▸ What the task asks: Print exactly the lines that run from the line containing "Write the Bokeh code for this chart." to the line containing "from bokeh.resources import INLINE", both included, and nothing else; pictures stay out.

▸ Records provided:
[start]
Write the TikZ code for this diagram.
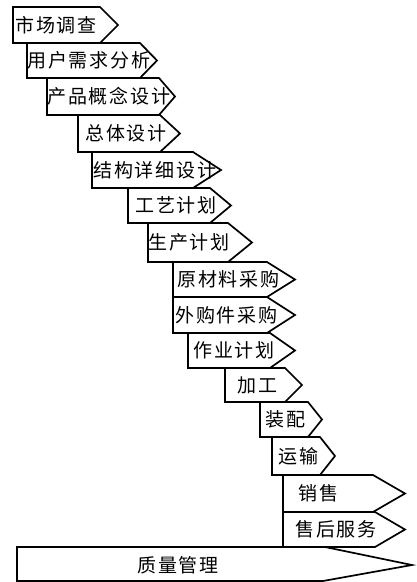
\documentclass[tikz,border=0pt]{standalone}
\usepackage{fontspec}
\setmainfont{Noto Sans CJK SC}[LetterSpace=10]
\tikzset{
  boxline/.style={draw=black, fill=white, line width=1.7pt, line join=miter},
  lbl/.style={inner sep=0pt, font=\fontsize{19}{21}\selectfont, anchor=west}
}
\newcommand{\pbox}[8]{%
  \draw[boxline] (#2,#3) -- (#5,#3) -- (#6,{(#3+#4)/2}) -- (#5,#4) -- (#2,#4) -- cycle;
  \node[lbl] (#1) at (#7,{(#3+#4)/2}) {#8};
}
\begin{document}
\begin{tikzpicture}[x=1pt,y=-1pt]
\useasboundingbox (0,0) rectangle (416,582);
\fill[white] (0,0) rectangle (416,582);
\pbox{b1}{13}{7}{43}{100}{118}{15}{市场调查}
\pbox{b2}{27}{43}{78}{140}{157}{27}{用户需求分析}
\pbox{b3}{47}{78}{115}{159}{175}{47}{产品概念设计}
\pbox{b4}{78}{115}{152}{160}{180}{85}{总体设计}
\pbox{b5}{92}{152}{188}{193}{221}{93}{结构详细设计}
\pbox{b6}{128}{188}{223}{210}{231}{135}{工艺计划}
\pbox{b7}{148}{223}{262}{228}{252}{148}{生产计划}
\pbox{b8}{173}{262}{297}{267}{295}{177}{原材料采购}
\pbox{b9}{173}{297}{333}{267}{295}{175}{外购件采购}
\pbox{b10}{188}{333}{368}{270}{295}{193}{作业计划}
\pbox{b11}{225}{368}{402}{285}{302}{237}{加工}
\pbox{b12}{260}{402}{437}{308}{322}{265}{装配}
\pbox{b13}{272}{437}{475}{320}{335}{278}{运输}
\pbox{b14}{283}{475}{512}{373}{405}{298}{销售}
\pbox{b15}{283}{512}{547}{375}{405}{295}{售后服务}
\draw[boxline] (17,547) -- (325,547) -- (412,565) -- (323,581) -- (17,581) -- cycle;
\node[lbl, anchor=center] (b16) at (178,565) {质量管理};
\end{tikzpicture}
\end{document}
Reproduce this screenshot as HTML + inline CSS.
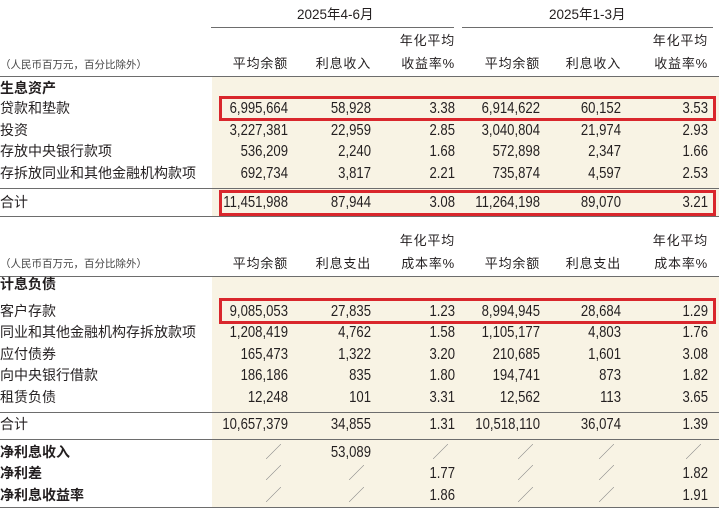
<!DOCTYPE html>
<html><head><meta charset="utf-8">
<style>
html,body{margin:0;padding:0;background:#fff;}
#root{position:relative;width:719px;height:511px;overflow:hidden;font-family:"Liberation Sans","Noto Sans CJK SC",sans-serif;color:#231f20;}
.bg{position:absolute;background:#f8f3e4;}
.ln{position:absolute;height:1px;background:#6d6d6d;}
.t{position:absolute;white-space:nowrap;line-height:16px;}
.lbl{font-size:14px;left:9px;}
.num{font-family:"Liberation Sans Narrow","Liberation Sans","Noto Sans CJK SC",sans-serif;font-size:16px;text-align:right;width:120px;transform:scaleX(0.82);transform-origin:right center;}
.hd{font-size:13px;text-align:right;width:100px;letter-spacing:0.8px;}
.note{font-size:10.5px;left:9px;color:#444;}
.box{position:absolute;border:3px solid #d9262c;box-sizing:border-box;}
.sl{color:#888;font-size:15px;}
</style></head><body>
<div id="root">
<div class="bg" style="left:212px;top:77px;width:507px;height:140px"></div>
<div class="bg" style="left:212px;top:277px;width:507px;height:230px"></div>
<div class="t" style="left:297px;top:7px;font-size:13.5px">2025年4-6月</div>
<div class="t" style="left:549px;top:7px;font-size:13.5px">2025年1-3月</div>
<div class="ln" style="left:211px;top:27px;width:243px"></div>
<div class="ln" style="left:462px;top:27px;width:251px"></div>
<div class="ln" style="left:0;top:76px;width:719px"></div>
<div class="ln" style="left:0;top:188px;width:719px"></div>
<div class="ln" style="left:0;top:216px;width:719px"></div>
<div class="ln" style="left:0;top:276px;width:719px"></div>
<div class="ln" style="left:0;top:412px;width:719px"></div>
<div class="ln" style="left:0;top:439px;width:719px"></div>
<div class="ln" style="left:0;top:507px;width:719px"></div>
<div class="box" style="left:219px;top:96px;width:497px;height:25px"></div>
<div class="box" style="left:219px;top:190px;width:497px;height:26px"></div>
<div class="box" style="left:219px;top:298px;width:497px;height:26px"></div>
</div>
<script>
const colRight=[288,371,455,540,621,708];
const hdr1Top=["","","年化平均","","","年化平均"];
const hdr1Bot=["平均余额","利息收入","收益率%","平均余额","利息收入","收益率%"];
const hdr2Bot=["平均余额","利息支出","成本率%","平均余额","利息支出","成本率%"];
const assetLabels=["贷款和垫款","投资","存放中央银行款项","存拆放同业和其他金融机构款项","合计"];
const assetValues=[
["6,995,664","58,928","3.38","6,914,622","60,152","3.53"],
["3,227,381","22,959","2.85","3,040,804","21,974","2.93"],
["536,209","2,240","1.68","572,898","2,347","1.66"],
["692,734","3,817","2.21","735,874","4,597","2.53"],
["11,451,988","87,944","3.08","11,264,198","89,070","3.21"]];
const assetTops=[100,122,143,165,194];
const liabLabels=["客户存款","同业和其他金融机构存拆放款项","应付债券","向中央银行借款","租赁负债","合计","净利息收入","净利差","净利息收益率"];
const liabValues=[
["9,085,053","27,835","1.23","8,994,945","28,684","1.29"],
["1,208,419","4,762","1.58","1,105,177","4,803","1.76"],
["165,473","1,322","3.20","210,685","1,601","3.08"],
["186,186","835","1.80","194,741","873","1.82"],
["12,248","101","3.31","12,562","113","3.65"],
["10,657,379","34,855","1.31","10,518,110","36,074","1.39"],
["/","53,089","/","/","/","/"],
["/","/","1.77","/","/","1.82"],
["/","/","1.86","/","/","1.91"]];
const liabTops=[303,324,346,367,389,416,444,465,487];
const root=document.getElementById('root');
function txt(cls,left,top,s,name){
  const d=document.createElement('div');
  d.className='t '+cls;
  d.style.left=left+'px';d.style.top=top+'px';
  d.textContent=s;
  
  
  root.appendChild(d);return d;
}
txt('note',0,57,'（人民币百万元，百分比除外）','assets-unit-note');
txt('note',0,256,'（人民币百万元，百分比除外）','liab-unit-note');
for(let i=0;i<6;i++){
  if(hdr1Top[i]){txt('hd',colRight[i]-100,33,hdr1Top[i],'assets-col-header-top');txt('hd',colRight[i]-100,233,hdr1Top[i],'liab-col-header-top');}
  txt('hd',colRight[i]-100,56,hdr1Bot[i],'assets-col-header');
  txt('hd',colRight[i]-100,256,hdr2Bot[i],'liab-col-header');
}
txt('lbl',0,80,'生息资产','assets-section-title').style.fontWeight='bold';
txt('lbl',0,276,'计息负债','liab-section-title').style.fontWeight='bold';
assetLabels.forEach((l,r)=>{
  txt('lbl',0,assetTops[r],l,'asset-row-label');
  assetValues[r].forEach((v,c)=>{txt('num',colRight[c]-120,assetTops[r]+1,v,'asset-cell');});
});
liabLabels.forEach((l,r)=>{
  const e=txt('lbl',0,liabTops[r],l,'liab-row-label');
  if(r>=6)e.style.fontWeight='bold';
  liabValues[r].forEach((v,c)=>{
    if(v==='/'){
      txt('sl',colRight[c]-22,liabTops[r]+1,'╱','liab-cell-na');
    } else {
      txt('num',colRight[c]-120,liabTops[r]+1,v,'liab-cell');
    }
  });
});
</script>
</body></html>
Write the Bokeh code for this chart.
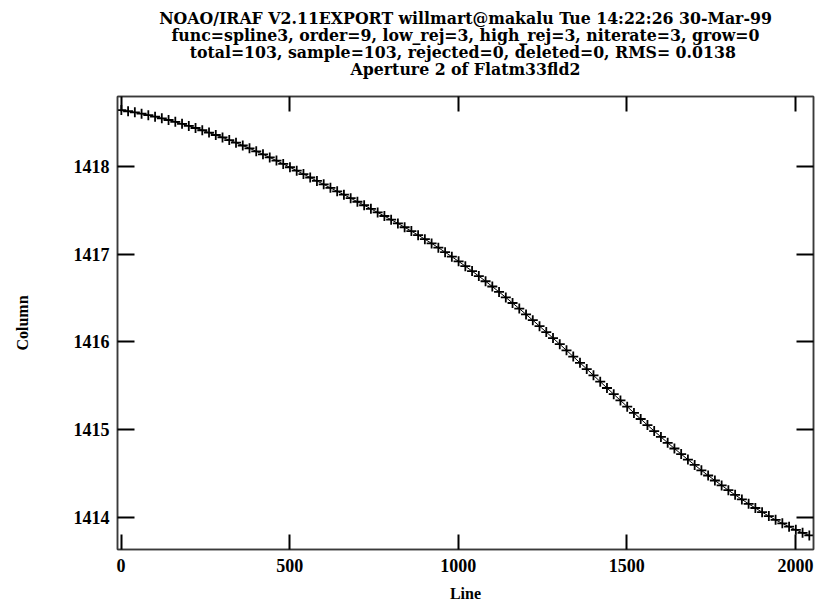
from bokeh.plotting import figure
from bokeh.models import Range1d, LinearAxis, FixedTicker, Title
from bokeh.embed import file_html
from bokeh.resources import INLINE

# Trace of aperture 2: column position sampled every 20 lines (103 samples)
lines = list(range(1, 2042, 20))
column = [
    1418.643, 1418.630, 1418.617, 1418.602, 1418.585, 1418.568, 1418.549, 1418.530,
    1418.509, 1418.486, 1418.463, 1418.439, 1418.413, 1418.387, 1418.359, 1418.331,
    1418.301, 1418.271, 1418.239, 1418.207, 1418.173, 1418.139, 1418.103, 1418.067,
    1418.029, 1417.991, 1417.952, 1417.913, 1417.874, 1417.835, 1417.796, 1417.756,
    1417.717, 1417.678, 1417.638, 1417.598, 1417.558, 1417.517, 1417.476, 1417.435,
    1417.393, 1417.351, 1417.307, 1417.263, 1417.217, 1417.171, 1417.123, 1417.074,
    1417.023, 1416.971, 1416.918, 1416.863, 1416.807, 1416.750, 1416.691, 1416.631,
    1416.569, 1416.507, 1416.443, 1416.379, 1416.313, 1416.247, 1416.179, 1416.111,
    1416.043, 1415.973, 1415.903, 1415.832, 1415.761, 1415.690, 1415.618, 1415.546,
    1415.474, 1415.403, 1415.332, 1415.261, 1415.190, 1415.120, 1415.051, 1414.983,
    1414.916, 1414.849, 1414.784, 1414.720, 1414.657, 1414.596, 1414.535, 1414.476,
    1414.419, 1414.363, 1414.308, 1414.255, 1414.203, 1414.153, 1414.105, 1414.058,
    1414.013, 1413.970, 1413.930, 1413.892, 1413.856, 1413.822, 1413.793,
]

x_ticks = [0, 500, 1000, 1500, 2000]
y_ticks = [1414, 1415, 1416, 1417, 1418]

title_lines = [
    "NOAO/IRAF V2.11EXPORT willmart@makalu Tue 14:22:26 30-Mar-99",
    "func=spline3, order=9, low_rej=3, high_rej=3, niterate=3, grow=0",
    "total=103, sample=103, rejected=0, deleted=0, RMS=  0.0138",
    "Aperture 2 of Flatm33fld2",
]

SERIF = "Liberation Serif"
TITLE_FONT = "DejaVu Serif Condensed"

p = figure(
    width=815, height=605,
    output_backend="svg", toolbar_location=None,
    x_range=Range1d(-10.4, 2053.4), y_range=Range1d(1413.632, 1418.798),
    x_axis_location=None, y_axis_location=None,
    min_border_left=117, min_border_right=2, min_border_top=96, min_border_bottom=56,
    background_fill_color="white", border_fill_color="white",
)
p.grid.visible = False
p.outline_line_color = "#3a3a3a"
p.outline_line_width = 1.5


def style_axis(ax, ticks, labels=True):
    ax.ticker = FixedTicker(ticks=ticks)
    ax.axis_line_color = "#3a3a3a"
    ax.axis_line_width = 1.5
    ax.major_tick_line_color = "black"
    ax.major_tick_line_width = 2
    ax.major_tick_out = 0
    ax.minor_tick_in = 0
    ax.minor_tick_out = 0
    if labels:
        ax.major_label_text_font = SERIF
        ax.major_label_text_font_style = "bold"
        ax.major_label_text_font_size = "18px"
        ax.major_label_text_color = "black"
        ax.axis_label_text_font = SERIF
        ax.axis_label_text_font_style = "bold"
        ax.axis_label_text_font_size = "16px"
        ax.axis_label_text_color = "black"
    else:
        ax.major_label_overrides = {t: "" for t in ticks}
        ax.major_label_standoff = 0


bottom = LinearAxis(axis_label="Line")
style_axis(bottom, x_ticks)
bottom.major_tick_in = 15
bottom.major_label_standoff = 9
bottom.axis_label_standoff = 10
p.add_layout(bottom, "below")

left = LinearAxis(axis_label="Column")
style_axis(left, y_ticks)
left.major_tick_in = 17
left.major_label_standoff = 8
left.axis_label_standoff = 40
p.add_layout(left, "left")

# mirrored tick marks along the top and right edges of the frame
top = LinearAxis()
style_axis(top, x_ticks, labels=False)
top.major_tick_in = 15
p.add_layout(top, "above")

right = LinearAxis()
style_axis(right, y_ticks, labels=False)
right.major_tick_in = 17
p.add_layout(right, "right")

# blank band between the frame and the header
spacer = LinearAxis()
style_axis(spacer, x_ticks, labels=False)
spacer.major_tick_in = 0
spacer.major_tick_out = 20
spacer.major_tick_line_alpha = 0
spacer.axis_line_alpha = 0
p.add_layout(spacer, "above")

# four-line header; the last line is added first so it sits nearest the frame
for txt in reversed(title_lines):
    p.add_layout(Title(text=txt, align="center", text_font=TITLE_FONT,
                       text_font_size="17.5px", text_font_style="bold",
                       text_color="black", standoff=-4.7, offset=0), "above")

# fitted trace and the measured points
p.line(lines, column, line_color="black", line_width=1)
p.scatter(lines, column, marker="cross", size=10, line_color="black", line_width=1.8)

open("out.html", "w").write(file_html(p, INLINE))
[end]
▸ Written answer:
Write the Bokeh code for this chart.
from bokeh.plotting import figure
from bokeh.models import Range1d, LinearAxis, FixedTicker, Title
from bokeh.embed import file_html
from bokeh.resources import INLINE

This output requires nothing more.